Looked at from some angles, Springsteen has always been something of a caricature: the denim, the absence of some of the personality accoutrements of other rock stars, the relentless earnestness and singular attachment to his working class roots but also the musical roots of America, be it folk, country, blues, rockabilly, rock and roll, even straight up pop. It's a guise as distinct as any of the costumes that Bowie adopted, but with The Dame they were always theatrical masks. With The Boss, the blue collar look, the worker boots and workshirts have been a uniform. He has, himself, confessed to some fraudulence, that when he was writing about cars, of riding through "mansions of glory in suicide machines" and being "sprung from cages out on Highway 9" he didn't even own a driving licence. Others have circled his stylistic orbit, be it the late Tom Petty or Gary US Bonds, as well as his associates and band members, like Stevie van Zandt or Southside Johnny & The Asbury Jukes. Only Bruce has been and remains as distinct a brand, an American brand, if you will, as Levi Strauss, Budweiser or Cadillac.
As he approaches his 70th birthday this September, the nostalgic glances over the shoulder have become more profound, but it’s hard to tell whether Western Stars, his 19th studio album and the first collection of new material since 2014’s High Hopes, casts a winsome gaze over the cowboy culture of Roy Rogers and the early 1950s television the young Bruce Frederick Joseph Springsteen may have been exposed to in that South Street, Freehold, house, or something else. Because, obviously, over the last five years, the America Springsteen has, in one way, shape or another, eulogised throughout his career, has undergone it’s most dramatic, some might even say disturbing schism in several generations.

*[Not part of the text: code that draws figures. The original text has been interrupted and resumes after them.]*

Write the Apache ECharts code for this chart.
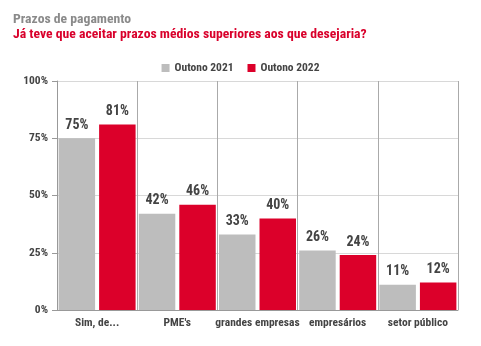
<!DOCTYPE html>
<html><head><meta charset="utf-8">
<script src="https://cdn.jsdelivr.net/npm/echarts@6/dist/echarts.min.js"></script>
<style>html,body{margin:0;padding:0;background:#fff}#c{width:481px;height:346px}</style>
</head><body><div id="c"></div>
<script>
const categories = ["Sim, de...", "PME's", "grandes empresas", "empresários", "setor público"];
const outono2021 = [75, 42, 33, 26, 11];
const outono2022 = [81, 46, 40, 24, 12];
const seriesNames = ["Outono 2021", "Outono 2022"];
const yTicks = [0, 25, 50, 75, 100];

const F = '"Roboto Condensed", sans-serif';
const chart = echarts.init(document.getElementById('c'), null, {renderer: 'canvas'});
const labelStyle = {show: true, position: 'top', formatter: '{c}%', fontFamily: F, fontWeight: 'bold', fontSize: 14, color: '#444', distance: 6};
chart.setOption({
  animation: false,
  title: [
    {text: 'Prazos de pagamento', left: 8, top: 8, textStyle: {fontFamily: F, fontWeight: 'bold', fontSize: 13.7, color: '#8a8a8a'}},
    {text: 'Já teve que aceitar prazos médios superiores aos que desejaria?', left: 8, top: 23, textStyle: {fontFamily: F, fontWeight: 'bold', fontSize: 13.7, color: '#d9002b'}}
  ],
  legend: {
    data: seriesNames, top: 57, left: 'center', itemWidth: 8, itemHeight: 8, itemGap: 14, icon: 'rect',
    textStyle: {fontFamily: F, fontWeight: 'bold', fontSize: 11.5, color: '#444'}
  },
  grid: {left: 57, right: 23, top: 81, bottom: 36, containLabel: false},
  xAxis: {
    type: 'category', data: categories,
    axisLine: {show: true, lineStyle: {color: '#999'}},
    axisTick: {show: false},
    splitLine: {show: true, lineStyle: {color: '#aaa', width: 1}},
    axisLabel: {fontFamily: F, fontWeight: 'bold', fontSize: 11.5, color: '#444', margin: 7, interval: 0}
  },
  yAxis: {
    type: 'value', min: 0, max: 100, interval: 25,
    axisLine: {show: true, lineStyle: {color: '#999'}},
    axisTick: {show: true, length: 5, lineStyle: {color: '#999'}},
    splitLine: {show: true, lineStyle: {color: '#d8d8d8'}},
    axisLabel: {fontFamily: F, fontWeight: 'bold', fontSize: 11.5, color: '#444', margin: 9, formatter: v => v + '%'}
  },
  series: [
    {name: seriesNames[0], type: 'bar', data: outono2021, itemStyle: {color: '#bdbdbd'}, barGap: '11%', barCategoryGap: '4%', label: labelStyle},
    {name: seriesNames[1], type: 'bar', data: outono2022, itemStyle: {color: '#dc002a'}, label: labelStyle}
  ]
});
</script></body></html>
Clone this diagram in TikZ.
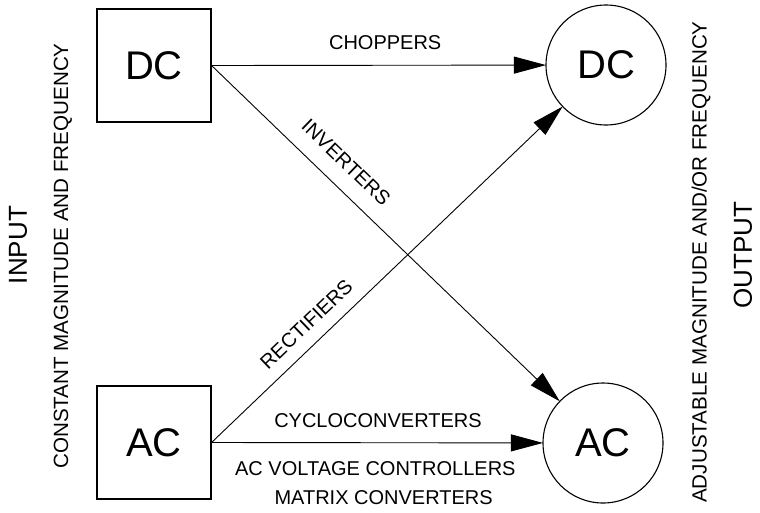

Not that Western Stars wavers far from the classic Springsteen narrative. Laid over a painted backdrop of gentle, Bachach strings with infusions of brass and melodies redolent of Glen Campbell, it is a glorious continuation of his American romanticisation, choosing the nation’s western reaches as, perhaps, a symbol of the hope and ambition it once presented when the early pioneers and their wagon trains headed out that way. The irony of this, of course, is that one never got the impression from his book that Springsteen enjoyed his time living in Los Angeles, moving himself and his family there at the start of the 1990s, only to move back to New Jersey at the end of that decade. “I didn’t do a lot of work,” he once told Rolling Stone of his time living in California. “Some people would say I didn’t do my best work.” Poignantly, significantly, he was back living in eastern New Jersey when 9/11 happened, giving Springsteen a sickening view of his America being attacked in Lower Manhattan that Tuesday morning from beyond the Jersey Shore and Sandy Hook Bay. It resulted in The Rising, arguably his best work for a long time.
Picture: Bruce Springsteen |
Despite this return to almost where it all began ("Born to come back," he joked in the On Broadway show. "Who'd have bought that? Nobody."), throughout Western Stars there’s a longing for freedom, still the core of most culture about the American West. Hitch Hikin’ is the folkiest of the album’s material, a song that builds from acoustic simplicity to one as sweeping as the scenic landscape the itinerant traveller heading west will encounter, telling the story through the eyes of three individuals, each with their own ambitions and dreams. Similarly, The Wayfarer recounts a wanderlust spirit that is, perhaps, as representative of Springsteen’s own displacement in his own land as that of a good yarn about the freedom of the road. There’s a similar sense of adventure in Ulysees, potentially the most personal of all the songs on this album, as it tells of an ageing traveller confronted by his dotage, reflecting on a life lived on the road and concluding that he’s not done yet. I think you can see where the author is going.